# TWP modules for backup/restore Channel Preferences



## spitfires (Dec 19, 2006)

The "backup/restore" function in both the "Channel Prefs" (channelprefs.itcl) and "Set Channel Preferences" (chanpref.itcl) TivoWebPlus modules do not cater for the new channel structure used in the AltEPG system.

Both have the same issue of assuming that channel numbers are unique, but that is not the case (e.g. all the regional BBC1s and ITV1s).

Amended modules are attached to correctly handle this situation. 

(Still doesn't handle having the same channel number + callsign combination on different sources - e.g. if you had BBC1 on 101 on Satellite and also had BBC1 on 101 on Aerial - but why on earth would you want to do that! It would be possible to fix the modules to do this but I can't see the effort is justified.)


Please note: these changes are NOT backwards-compatible so you will not be able to restore any existing saved channel backups you may have. You should do a fresh backup after installing this updated module(s).

Also note: these modules ONLY work with TivoWebPlus 2.1b3.

Credit to mrtickle for pinpointing the problem, and for suggesting I fix it 


Installation: 
- delete the ".txt" from the end of the filename (so it's just called channelprefs.itcl or chanpref.itcl)
- copy (e.g. by FTP) the file into the "modules" directory in the relevant TivoWebPlus directory on your TiVo, and then restart TivoWebPlus. 

.


----------



## spitfires (Dec 19, 2006)

Ok it seems there are serious problems with using the chanpref module with the AltEPG channel structure - I suggest you don't use it until I've had a chance to fix it  You can use the chanelprefs module instead (it doesn't seem to have this problem).


(chanpref assumes there will always be a one-to-one relationship between channel and station which in the AltEPG system is not the case).


----------



## TCM2007 (Dec 25, 2006)

Always best to use the TMSID as the unique identifier when coding this stuff - that's why they did it that way in the first place.


----------



## spitfires (Dec 19, 2006)

Indeed. Unfortunately we don't have those in AltEPG yet.


(p.s. FTAOD, I didn't write this code - I'm just fixing it  )


----------



## mrtickle (Aug 26, 2001)

spitfires said:


> Indeed. Unfortunately we don't have those in AltEPG yet.


With the emphasis hinting tantalisingly on 'yet'. Do you have a spare networked test TiVo, spitfires? I can't remember...

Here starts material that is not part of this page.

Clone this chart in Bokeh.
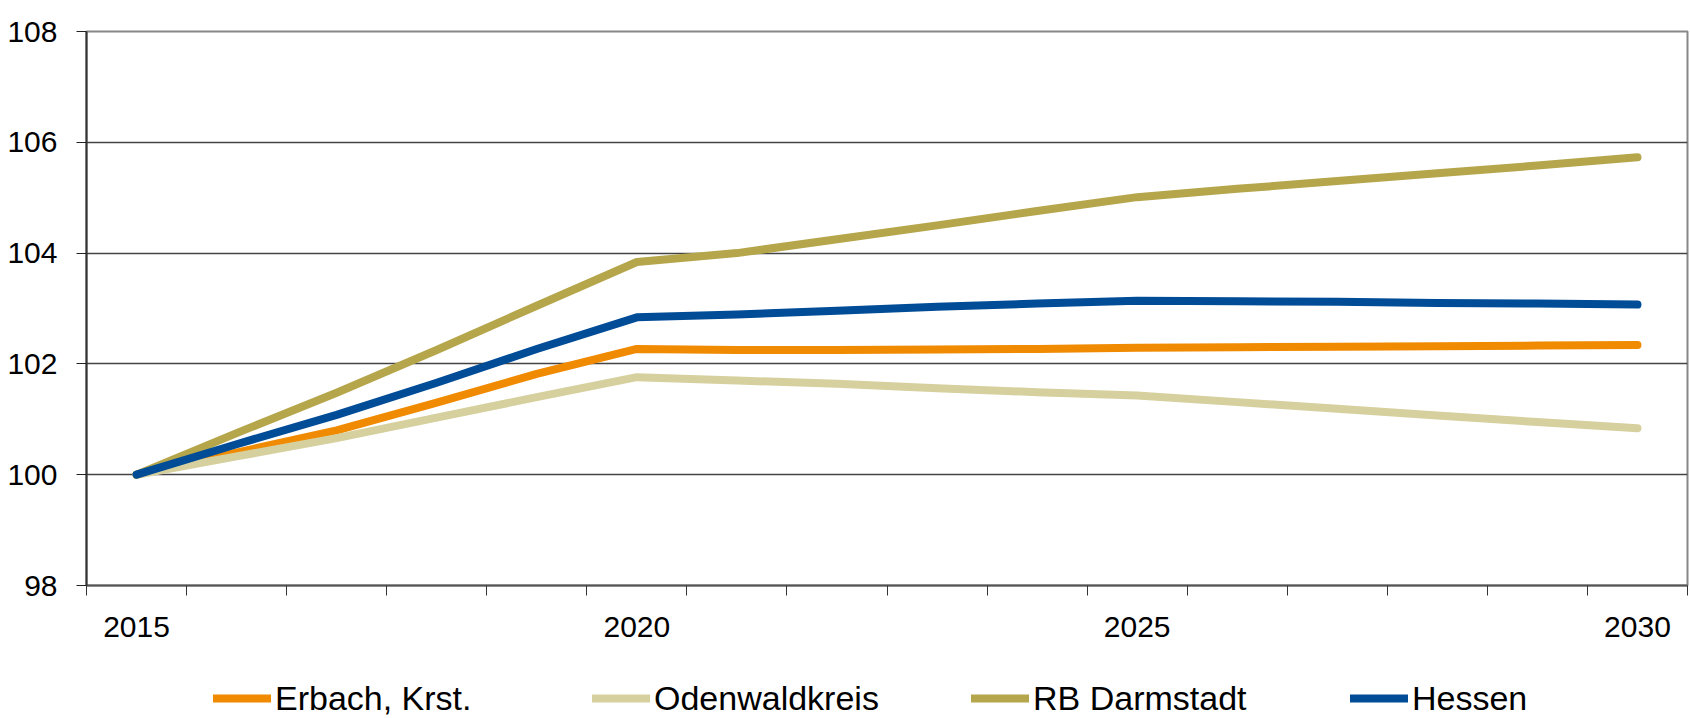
from bokeh.plotting import figure
from bokeh.layouts import column
from bokeh.models import FixedTicker, Legend, LegendItem, Range1d
from bokeh.embed import file_html
from bokeh.resources import INLINE

years = list(range(2015, 2031))
tick_labels = {2015: "2015", 2020: "2020", 2025: "2025", 2030: "2030"}
y_ticks = [98, 100, 102, 104, 106, 108]

erbach = [100.0, 100.40, 100.80, 101.30, 101.82, 102.27, 102.25, 102.25,
          102.26, 102.27, 102.29, 102.30, 102.31, 102.32, 102.33, 102.34]
odenwald = [100.0, 100.33, 100.66, 101.03, 101.40, 101.76, 101.70, 101.64,
            101.56, 101.49, 101.43, 101.31, 101.19, 101.07, 100.95, 100.84]
rb_darmstadt = [100.0, 100.75, 101.48, 102.25, 103.05, 103.84, 104.00, 104.25,
                104.50, 104.76, 105.01, 105.16, 105.30, 105.44, 105.58, 105.73]
hessen = [100.0, 100.55, 101.08, 101.66, 102.27, 102.84, 102.89, 102.96,
          103.03, 103.09, 103.14, 103.13, 103.12, 103.10, 103.09, 103.07]

series_names = ["Erbach, Krst.", "Odenwaldkreis", "RB Darmstadt", "Hessen"]
series_values = [erbach, odenwald, rb_darmstadt, hessen]
series_colors = ["#F08A00", "#D6D09E", "#B5A64B", "#004C97"]

FONT = "Liberation Sans"
LW = 8

p = figure(width=1690, height=645, output_backend="svg", toolbar_location=None,
           x_range=Range1d(2014.5, 2030.5), y_range=Range1d(98, 108),
           min_border_left=86, min_border_right=3, min_border_top=31,
           min_border_bottom=60)

p.background_fill_color = "white"
p.border_fill_color = "white"
p.outline_line_color = "#888888"
p.outline_line_width = 2

xa = p.xaxis[0]
xa.ticker = FixedTicker(ticks=[2015, 2020, 2025, 2030],
                        minor_ticks=[y + 0.5 for y in range(2014, 2031)])
xa.major_label_overrides = tick_labels
xa.major_tick_line_color = None
xa.major_tick_out = 0
xa.major_tick_in = 0
xa.minor_tick_line_color = "#333333"
xa.minor_tick_line_width = 1
xa.minor_tick_out = 10
xa.minor_tick_in = 0
xa.axis_line_color = "#555555"
xa.axis_line_width = 2
xa.major_label_text_font = FONT
xa.major_label_text_font_size = "30px"
xa.major_label_text_color = "black"
xa.major_label_standoff = 21

ya = p.yaxis[0]
ya.ticker = FixedTicker(ticks=y_ticks, minor_ticks=[])
ya.major_tick_line_color = "#222222"
ya.major_tick_out = 10
ya.major_tick_in = 0
ya.axis_line_color = "#333333"
ya.axis_line_width = 2
ya.major_label_text_font = FONT
ya.major_label_text_font_size = "30px"
ya.major_label_text_color = "black"
ya.major_label_standoff = 19

p.xgrid.grid_line_color = None
p.ygrid.ticker = FixedTicker(ticks=y_ticks)
p.ygrid.grid_line_color = "#444444"
p.ygrid.grid_line_width = 1.3

for vals, col in zip(series_values, series_colors):
    p.line(years, vals, line_color=col, line_width=LW, line_cap="round",
           line_join="round")

# legend strip below the chart (its frame is aligned with the chart's frame)
p2 = figure(width=1690, height=73, output_backend="svg", toolbar_location=None,
            x_range=Range1d(0, 1), y_range=Range1d(0, 1),
            min_border_left=86, min_border_right=3, min_border_top=0,
            min_border_bottom=0)
p2.axis.visible = False
p2.grid.visible = False
p2.outline_line_color = None
p2.background_fill_color = "white"
p2.border_fill_color = "white"

items = []
for name, vals, col in zip(series_names, series_values, series_colors):
    # same series, but outside this strip's ranges: only the legend sample shows
    r = p2.line(years, vals, line_color=col, line_width=LW, line_cap="round")
    items.append(LegendItem(label=name, renderers=[r]))

legend = Legend(items=items, orientation="horizontal", location=(127, 0),
                padding=0, margin=0, spacing=0,
                glyph_width=58, glyph_height=40, label_height=40,
                label_width=317, label_standoff=4,
                label_text_font=FONT, label_text_font_size="34px",
                label_text_color="black", label_text_baseline="middle",
                border_line_color=None, background_fill_alpha=0)
p2.add_layout(legend, "center")

layout = column(p, p2, spacing=0)
open("out.html", "w").write(file_html(layout, INLINE))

There are some at the moment but not many! You may notice that the station objects in the Lineups have both TmsIds and ServerIds. This is because without them, channel 'moves' and 'deletes' don't work. Poppadum deduced this early enough last year before it was a problem 

Angra's Season Pass backup module could be modified to fall back gracefully to ServerIds if TmsIds aren't found in the Series objects. ServerIds are consistent between TiVos and could be used instead. You'd be able to back up and restore a set of season passes on a tivo without tmsids or a tivo with. Going from one to the other would be tricky though.


----------



## spitfires (Dec 19, 2006)

mrtickle said:


> Do you have a spare networked test TiVo, spitfires? I can't remember...


I do indeed MrT ...


----------



## spitfires (Dec 19, 2006)

mrtickle said:


> Angra's Season Pass backup module could be modified to fall back gracefully to ServerIds if TmsIds aren't found in the Series objects.


I believe that's exactly what the TWP2.1 version of the season pass backup does. :up:


----------



## mrtickle (Aug 26, 2001)

spitfires said:


> I believe that's exactly what the TWP2.1 version of the season pass backup does. :up:


Not only are you right, but the version I had does it too! :up:

There are some nice comments in the credits. It seems there was a collaborative effort to get it working on OzTiVos without TmsIds. Here we are a few years later and they've given us their entire system, and that use of ServerIds is now of benefit to us too!


----------